## WHAT THE TASK ASKS
Read through the data and report every line in which the word "this" occurs.

## RECORDS TO USE

— begin —

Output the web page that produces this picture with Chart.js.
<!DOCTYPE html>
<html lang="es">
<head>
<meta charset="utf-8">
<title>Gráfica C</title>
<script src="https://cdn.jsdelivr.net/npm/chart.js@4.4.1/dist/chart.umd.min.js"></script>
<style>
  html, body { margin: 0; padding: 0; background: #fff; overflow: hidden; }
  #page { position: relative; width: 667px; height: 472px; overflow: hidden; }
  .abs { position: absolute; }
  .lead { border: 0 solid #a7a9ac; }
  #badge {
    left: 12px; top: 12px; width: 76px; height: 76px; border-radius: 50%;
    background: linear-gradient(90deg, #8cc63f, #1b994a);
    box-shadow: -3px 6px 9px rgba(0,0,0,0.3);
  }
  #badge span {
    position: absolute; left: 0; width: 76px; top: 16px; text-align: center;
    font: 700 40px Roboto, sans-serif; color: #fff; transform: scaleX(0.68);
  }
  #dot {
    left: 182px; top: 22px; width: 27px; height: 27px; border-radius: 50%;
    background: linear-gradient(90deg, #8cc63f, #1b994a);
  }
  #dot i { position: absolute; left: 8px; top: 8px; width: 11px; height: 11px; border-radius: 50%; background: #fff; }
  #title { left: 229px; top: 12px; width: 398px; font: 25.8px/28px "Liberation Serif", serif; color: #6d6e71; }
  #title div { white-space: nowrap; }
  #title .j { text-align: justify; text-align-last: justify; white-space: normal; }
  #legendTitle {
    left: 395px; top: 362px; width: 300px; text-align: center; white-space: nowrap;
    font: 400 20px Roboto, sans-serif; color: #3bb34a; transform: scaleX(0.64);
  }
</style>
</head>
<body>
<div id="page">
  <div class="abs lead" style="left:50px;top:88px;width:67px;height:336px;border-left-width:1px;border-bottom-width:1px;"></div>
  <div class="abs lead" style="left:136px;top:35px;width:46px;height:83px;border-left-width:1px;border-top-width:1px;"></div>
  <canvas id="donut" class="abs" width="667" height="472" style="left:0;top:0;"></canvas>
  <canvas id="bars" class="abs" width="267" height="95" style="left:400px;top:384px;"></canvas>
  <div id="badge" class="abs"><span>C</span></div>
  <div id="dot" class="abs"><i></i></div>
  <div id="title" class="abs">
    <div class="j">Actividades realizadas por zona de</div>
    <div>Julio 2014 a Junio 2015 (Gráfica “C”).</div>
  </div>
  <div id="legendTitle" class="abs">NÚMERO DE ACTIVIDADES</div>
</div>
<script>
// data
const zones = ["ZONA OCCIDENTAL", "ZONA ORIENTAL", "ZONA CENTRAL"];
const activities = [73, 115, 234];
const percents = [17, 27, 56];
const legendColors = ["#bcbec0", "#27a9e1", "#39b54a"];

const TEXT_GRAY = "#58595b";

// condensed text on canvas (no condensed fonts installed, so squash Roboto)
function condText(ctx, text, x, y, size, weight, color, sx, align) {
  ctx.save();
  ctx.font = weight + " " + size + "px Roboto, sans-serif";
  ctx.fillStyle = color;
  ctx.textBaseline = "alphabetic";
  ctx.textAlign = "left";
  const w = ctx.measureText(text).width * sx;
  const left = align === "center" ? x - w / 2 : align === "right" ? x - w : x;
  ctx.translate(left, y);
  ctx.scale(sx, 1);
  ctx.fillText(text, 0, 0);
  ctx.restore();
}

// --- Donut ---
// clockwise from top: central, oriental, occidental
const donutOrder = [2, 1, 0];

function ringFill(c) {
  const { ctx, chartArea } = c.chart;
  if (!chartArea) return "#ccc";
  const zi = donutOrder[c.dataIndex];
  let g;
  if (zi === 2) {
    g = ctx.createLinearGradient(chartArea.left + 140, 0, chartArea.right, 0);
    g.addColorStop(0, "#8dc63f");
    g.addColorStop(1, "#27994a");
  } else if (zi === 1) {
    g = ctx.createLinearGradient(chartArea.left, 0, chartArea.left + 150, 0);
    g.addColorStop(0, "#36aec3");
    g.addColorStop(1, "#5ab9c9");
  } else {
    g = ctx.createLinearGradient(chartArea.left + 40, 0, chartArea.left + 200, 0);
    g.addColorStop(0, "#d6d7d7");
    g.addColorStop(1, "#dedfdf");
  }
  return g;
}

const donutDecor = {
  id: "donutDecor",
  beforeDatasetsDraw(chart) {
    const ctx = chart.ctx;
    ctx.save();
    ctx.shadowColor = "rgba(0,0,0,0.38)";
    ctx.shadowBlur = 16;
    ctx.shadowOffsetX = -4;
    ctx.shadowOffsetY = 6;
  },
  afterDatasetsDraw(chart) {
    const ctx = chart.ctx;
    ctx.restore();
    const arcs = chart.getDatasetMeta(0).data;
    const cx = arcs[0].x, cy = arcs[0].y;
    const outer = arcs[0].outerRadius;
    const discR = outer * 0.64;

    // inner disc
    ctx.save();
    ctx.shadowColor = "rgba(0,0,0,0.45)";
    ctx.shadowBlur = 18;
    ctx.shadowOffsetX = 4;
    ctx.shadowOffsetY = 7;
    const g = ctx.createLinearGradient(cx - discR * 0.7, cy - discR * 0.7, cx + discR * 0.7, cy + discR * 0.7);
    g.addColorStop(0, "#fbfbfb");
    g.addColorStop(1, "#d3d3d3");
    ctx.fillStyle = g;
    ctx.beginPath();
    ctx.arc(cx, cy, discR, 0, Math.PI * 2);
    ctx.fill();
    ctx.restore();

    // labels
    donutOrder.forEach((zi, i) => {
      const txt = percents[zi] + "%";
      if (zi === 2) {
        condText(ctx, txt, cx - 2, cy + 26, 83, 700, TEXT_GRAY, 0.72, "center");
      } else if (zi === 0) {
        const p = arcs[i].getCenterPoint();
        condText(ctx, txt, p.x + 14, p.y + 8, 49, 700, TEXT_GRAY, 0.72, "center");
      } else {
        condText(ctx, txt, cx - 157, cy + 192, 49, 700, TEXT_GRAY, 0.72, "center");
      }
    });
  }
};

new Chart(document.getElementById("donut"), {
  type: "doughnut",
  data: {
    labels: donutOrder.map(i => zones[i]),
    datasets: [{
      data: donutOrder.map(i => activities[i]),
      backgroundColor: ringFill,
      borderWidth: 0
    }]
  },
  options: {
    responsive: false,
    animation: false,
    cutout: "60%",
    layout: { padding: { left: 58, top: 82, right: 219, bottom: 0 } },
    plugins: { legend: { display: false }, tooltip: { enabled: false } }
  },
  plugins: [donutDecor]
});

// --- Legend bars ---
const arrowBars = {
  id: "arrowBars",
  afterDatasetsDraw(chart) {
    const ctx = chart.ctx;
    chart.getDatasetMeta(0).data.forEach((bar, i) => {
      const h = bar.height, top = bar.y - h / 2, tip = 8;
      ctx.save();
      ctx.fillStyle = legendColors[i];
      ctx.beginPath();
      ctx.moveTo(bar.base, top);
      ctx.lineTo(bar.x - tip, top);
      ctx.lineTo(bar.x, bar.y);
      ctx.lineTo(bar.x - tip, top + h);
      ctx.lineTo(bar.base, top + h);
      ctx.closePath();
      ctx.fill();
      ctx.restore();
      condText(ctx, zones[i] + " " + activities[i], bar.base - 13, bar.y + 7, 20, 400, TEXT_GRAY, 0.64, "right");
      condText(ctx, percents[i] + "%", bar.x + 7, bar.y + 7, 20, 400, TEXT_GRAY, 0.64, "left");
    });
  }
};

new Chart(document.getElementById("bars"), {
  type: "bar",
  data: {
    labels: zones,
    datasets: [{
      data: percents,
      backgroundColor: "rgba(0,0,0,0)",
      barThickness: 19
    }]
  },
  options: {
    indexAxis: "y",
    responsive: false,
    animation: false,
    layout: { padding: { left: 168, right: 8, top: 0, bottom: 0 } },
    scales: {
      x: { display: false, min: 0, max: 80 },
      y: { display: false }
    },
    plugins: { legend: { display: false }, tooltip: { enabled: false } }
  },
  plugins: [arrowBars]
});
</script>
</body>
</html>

— end —
— begin —

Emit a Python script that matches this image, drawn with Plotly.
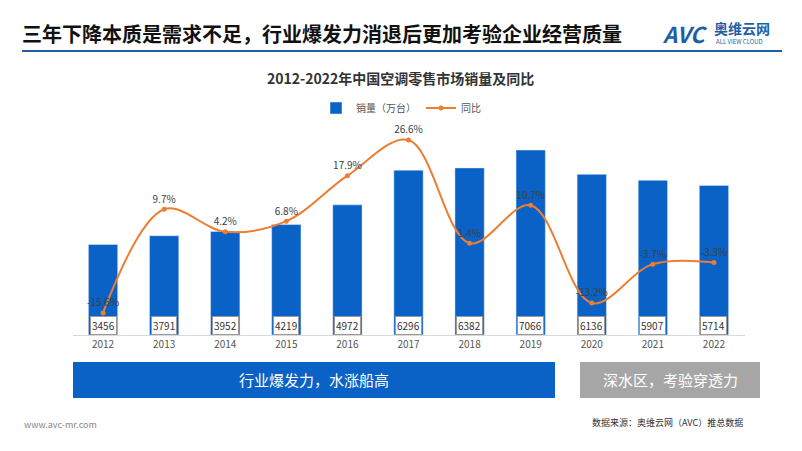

— end —
— begin —

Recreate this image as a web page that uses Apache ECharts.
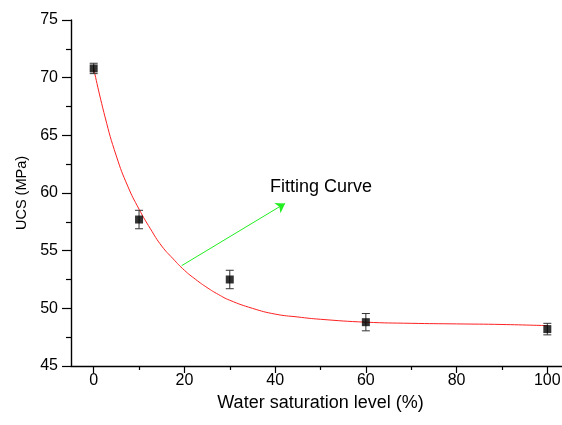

— end —

## TASK ANSWER
Output the web page that produces this picture with Chart.js.
Emit a Python script that matches this image, drawn with Plotly.
Recreate this image as a web page that uses Apache ECharts.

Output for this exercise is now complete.